Exactly this. Try Ddu as well.


----------



## W1zzard (Mar 12, 2018)

It seems GPU-Z can not communicate with the AMD driver, which might not be installed properly. Or did you update drivers and not reboot yet?


----------



## Morten (Mar 12, 2018)

I have used DDU and reinstalled the drivers but it still doesn't work, I really need to controll the fans because I don't trust them to cool the Gpu since I've seen it rise to very high temperatures.


----------



## rtwjunkie (Mar 12, 2018)

Did it work with the previous driver?


----------



## jboydgolfer (Mar 12, 2018)

Morten said:


> I have used DDU and reinstalled the drivers but it still doesn't work, I really need to controll the fans because I don't trust them to cool the Gpu since I've seen it rise to very high temperatures.
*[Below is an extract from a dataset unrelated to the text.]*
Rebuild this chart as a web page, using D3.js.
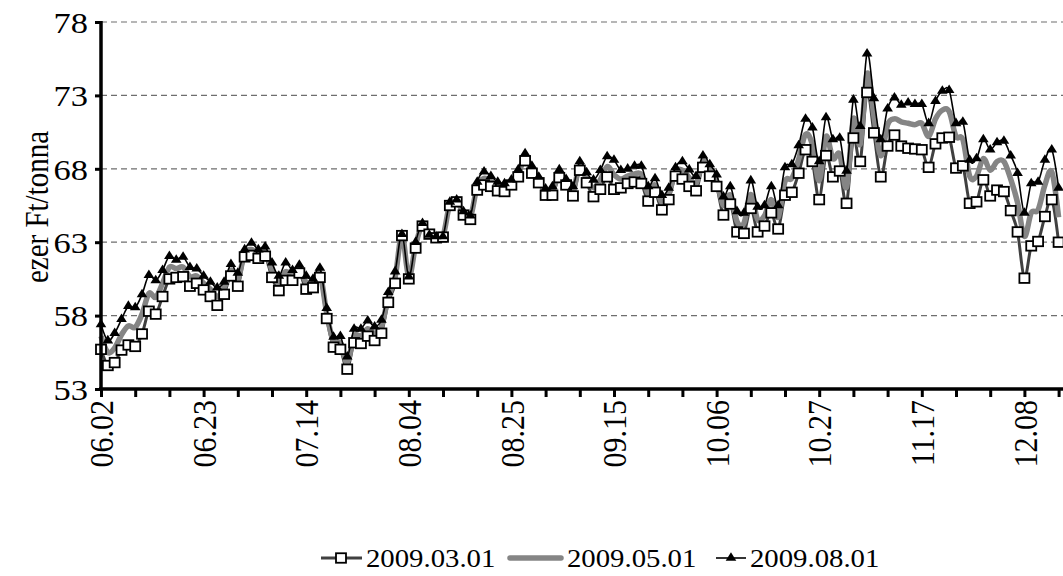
<!DOCTYPE html>
<html><head><meta charset="utf-8">
<script src="https://cdn.jsdelivr.net/npm/d3@7"></script>
<style>body{margin:0;background:#fff}svg{display:block;background:#fff}</style>
</head><body>
<svg id="chart" width="1063" height="576"></svg>
<script>
const seriesNames = ["2009.03.01", "2009.05.01", "2009.08.01"];
const s0903 = [55.7,54.6,54.8,55.65,56.0,55.9,56.75,58.3,58.1,59.3,60.5,60.6,60.65,60.0,60.2,59.75,59.3,58.7,59.45,60.7,
  60.0,62.0,62.1,61.9,62.05,60.6,59.7,60.4,60.4,60.9,59.8,59.9,60.6,57.8,55.85,55.7,54.35,56.15,56.1,56.6,
  56.3,56.8,58.9,60.2,63.45,60.5,62.6,64.1,63.55,63.3,63.35,65.5,65.75,64.85,64.55,66.55,66.9,66.8,66.5,66.45,
  66.9,67.45,68.55,67.7,67.05,66.2,66.2,67.4,66.9,66.15,67.9,67.05,66.1,66.6,67.45,66.6,66.7,67.0,67.1,67.0,
  65.8,66.4,65.2,65.9,67.5,67.3,66.8,66.5,68.1,67.5,66.8,64.85,65.6,63.7,63.6,65.3,63.7,64.1,65.0,63.9,
  66.2,66.4,67.7,69.3,68.5,65.9,68.9,67.45,67.85,65.65,70.1,68.5,73.2,70.45,67.45,69.55,70.3,69.55,69.4,69.35,
  69.3,68.1,69.7,70.1,70.15,68.05,68.2,65.65,65.75,67.25,66.15,66.55,66.45,65.15,63.7,60.55,62.75,63.05,64.75,65.9,
  63.0];
const s0905 = [56.6,55.5,55.8,56.7,57.3,57.2,58.1,59.5,59.25,60.2,61.3,61.2,61.3,60.65,60.7,60.2,59.8,59.3,59.9,61.1,
  60.45,62.25,62.5,62.2,62.4,61.1,60.2,61.0,60.75,61.2,60.25,60.2,60.9,58.15,56.2,56.15,54.8,56.6,56.6,57.1,
  56.8,57.25,59.25,60.6,63.5,60.6,62.8,64.2,63.5,63.35,63.4,65.6,65.8,65.0,64.7,66.8,67.35,67.15,66.8,66.7,
  67.1,67.7,68.8,67.95,67.25,66.4,66.5,67.7,67.1,66.5,68.2,67.4,66.7,67.25,68.15,67.6,67.3,67.5,67.65,67.6,
  66.3,66.9,65.7,66.3,67.8,67.9,67.4,67.0,68.5,67.9,67.2,65.5,66.2,64.4,64.3,66.25,64.55,64.8,65.9,64.7,
  67.15,67.35,68.65,70.35,69.65,67.2,70.2,68.7,69.0,66.75,71.4,69.7,74.5,71.6,68.9,71.0,71.4,71.2,71.1,71.0,
  71.1,70.2,71.4,72.0,71.9,70.2,70.0,67.5,67.5,68.7,67.9,68.5,68.5,67.3,65.7,63.4,65.0,65.2,66.9,67.8,
  64.7];
const s0908 = [57.4,56.3,56.8,57.75,58.65,58.55,59.45,60.75,60.4,61.1,62.05,61.8,62.0,61.3,61.2,60.7,60.3,59.9,60.3,61.5,
  60.9,62.5,62.95,62.5,62.7,61.6,60.7,61.6,61.1,61.45,60.7,60.5,61.25,58.5,56.55,56.6,55.2,57.1,57.1,57.65,
  57.25,57.7,59.6,61.0,63.55,60.65,63.0,64.3,63.5,63.4,63.4,65.75,65.9,65.1,64.8,67.1,67.8,67.5,67.1,67.0,
  67.25,67.95,69.05,68.2,67.45,66.65,66.8,67.95,67.3,66.8,68.5,67.75,67.25,67.9,68.85,68.6,67.9,68.0,68.2,68.2,
  66.8,67.35,66.2,66.7,68.1,68.5,67.95,67.5,68.9,68.3,67.6,66.1,66.8,65.1,65.0,67.2,65.4,65.5,66.8,65.5,
  68.1,68.3,69.6,71.4,70.8,68.5,71.5,70.0,70.1,67.85,72.7,70.9,75.85,72.8,70.0,72.1,72.85,72.35,72.5,72.4,
  72.4,71.1,72.6,73.3,73.35,71.1,71.2,68.6,68.7,70.0,69.3,69.8,69.9,68.9,67.7,65.0,67.0,67.1,68.6,69.3,
  66.7];
const tickLabels = ["06.02","06.23","07.14","08.04","08.25","09.15","10.06","10.27","11.17","12.08"];
const labelEvery = 15;
const tickEvery = 5;
const yTicks = [53, 58, 63, 68, 73, 78];

(function () {
const svg = d3.select("#chart");
const W = 1063;
const mLeft = 101, mTop = 22, mBottom = 389;
const step = 6.84;
const nSlots = 141;
const sx = 1.15; // horizontal stretch of the original text

const x = d3.scaleLinear().domain([0, nSlots]).range([mLeft, mLeft + nSlots * step]);
const y = d3.scaleLinear().domain([53, 78]).range([mBottom, mTop]);

const serif = "'Liberation Serif','Times New Roman',serif";

// gridlines
svg.append("g").selectAll("line").data(yTicks.slice(1)).join("line")
  .attr("x1", mLeft).attr("x2", W).attr("y1", d => y(d)).attr("y2", d => y(d))
  .attr("stroke", "#6e6e6e").attr("stroke-width", 1.2).attr("stroke-dasharray", "6,4");

// series lines
const curve = d3.curveCardinal.tension(0);
const line = d3.line().x((d, i) => x(i)).y(d => y(d)).curve(curve);
const styles = [
  {data: s0903, stroke: "#404040", width: 3},
  {data: s0905, stroke: "#858585", width: 5.5},
  {data: s0908, stroke: "#000", width: 1.6}
];
const plot = svg.append("g");
styles.forEach(s => {
  plot.append("path").attr("d", line(s.data)).attr("fill", "none")
    .attr("stroke", s.stroke).attr("stroke-width", s.width).attr("stroke-linejoin", "round");
});
// markers
plot.append("g").selectAll("rect").data(s0903).join("rect")
  .attr("x", (d, i) => x(i) - 5).attr("y", d => y(d) - 4.75)
  .attr("width", 10).attr("height", 9.5)
  .attr("fill", "#fff").attr("stroke", "#000").attr("stroke-width", 1.8);
const tri = d3.symbol(d3.symbolTriangle, 42);
plot.append("g").selectAll("path").data(s0908).join("path")
  .attr("transform", (d, i) => `translate(${x(i)},${y(d)}) scale(1.08,1)`)
  .attr("d", tri).attr("fill", "#000");

// axes
const yAxis = d3.axisLeft(y).tickValues(yTicks).tickSize(6).tickFormat(d3.format("d"));
const gy = svg.append("g").attr("transform", `translate(${mLeft},0)`).call(yAxis);
gy.select(".domain").attr("stroke-width", 3.5).attr("d", `M0,${mTop - 1}V${mBottom + 1}`);
gy.selectAll(".tick line").attr("stroke-width", 3);
gy.selectAll("text").attr("font-family", serif).attr("font-size", 30).attr("fill", "#000")
  .attr("x", 0).attr("dy", "0.34em").attr("text-anchor", "end")
  .attr("transform", `translate(-13,0) scale(${sx},1)`);

const xAxis = d3.axisBottom(x).tickValues(d3.range(0, nSlots, tickEvery)).tickSize(8)
  .tickFormat(i => i % labelEvery === 0 ? tickLabels[i / labelEvery] : "");
const gx = svg.append("g").attr("transform", `translate(0,${mBottom})`).call(xAxis);
gx.select(".domain").attr("stroke-width", 3.5).attr("d", `M${mLeft - 2},0H${W}`);
gx.selectAll(".tick line").attr("stroke-width", 3);
gx.selectAll("text").attr("font-family", serif).attr("font-size", 30).attr("fill", "#000")
  .attr("transform", `translate(0,11) scale(${sx},1) rotate(-90)`).attr("text-anchor", "end")
  .attr("x", 0).attr("y", 0).attr("dy", "0.34em");

// y title
svg.append("text").attr("transform", `translate(38,207) scale(${sx},1) rotate(-90)`)
  .attr("text-anchor", "middle").attr("dy", "0.3em").attr("font-family", serif).attr("font-size", 29)
  .text("ezer Ft/tonna");

// legend
const lg = svg.append("g").attr("font-family", serif).attr("font-size", 25);
const ly = 558, lb = 567;
const addText = (xx, t) => lg.append("text").attr("transform", `translate(${xx},${lb}) scale(${sx},1)`).text(t);
lg.append("line").attr("x1", 321).attr("x2", 362).attr("y1", ly).attr("y2", ly).attr("stroke", "#404040").attr("stroke-width", 3);
lg.append("rect").attr("x", 336).attr("y", ly - 4.75).attr("width", 10).attr("height", 9.5).attr("fill", "#fff").attr("stroke", "#000").attr("stroke-width", 1.8);
addText(366, seriesNames[0]);
lg.append("line").attr("x1", 510).attr("x2", 561).attr("y1", ly).attr("y2", ly).attr("stroke", "#858585").attr("stroke-width", 5.5).attr("stroke-linecap", "round");
addText(567, seriesNames[1]);
lg.append("line").attr("x1", 716).attr("x2", 746).attr("y1", ly).attr("y2", ly).attr("stroke", "#000").attr("stroke-width", 1.6);
lg.append("path").attr("transform", `translate(731,${ly}) scale(1.08,1)`).attr("d", tri).attr("fill", "#000");
addText(750, seriesNames[2]);
})();
</script>
</body></html>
GpuZ wont control fans. Afterburner will. Unless wizard added that function


----------



## Morten (Mar 12, 2018)

rtwjunkie said:


> Did it work with the previous driver?


Yes, it worked with the same driver actually, I recently reset my computer. It seems like Gpu-Z and Afterburner don't display a driver version...



jboydgolfer said:


> GpuZ wont control fans. Afterburner will. Unless wizard added that function


Yes, I know. I can't control the fans in Afterburner.

I'm going to download a new windows 10 update and see if that'll work. Worth a try...


----------



## peche (Mar 12, 2018)

Morten said:


> I'm going to download a new windows 10 update and see if that'll work. Worth a try...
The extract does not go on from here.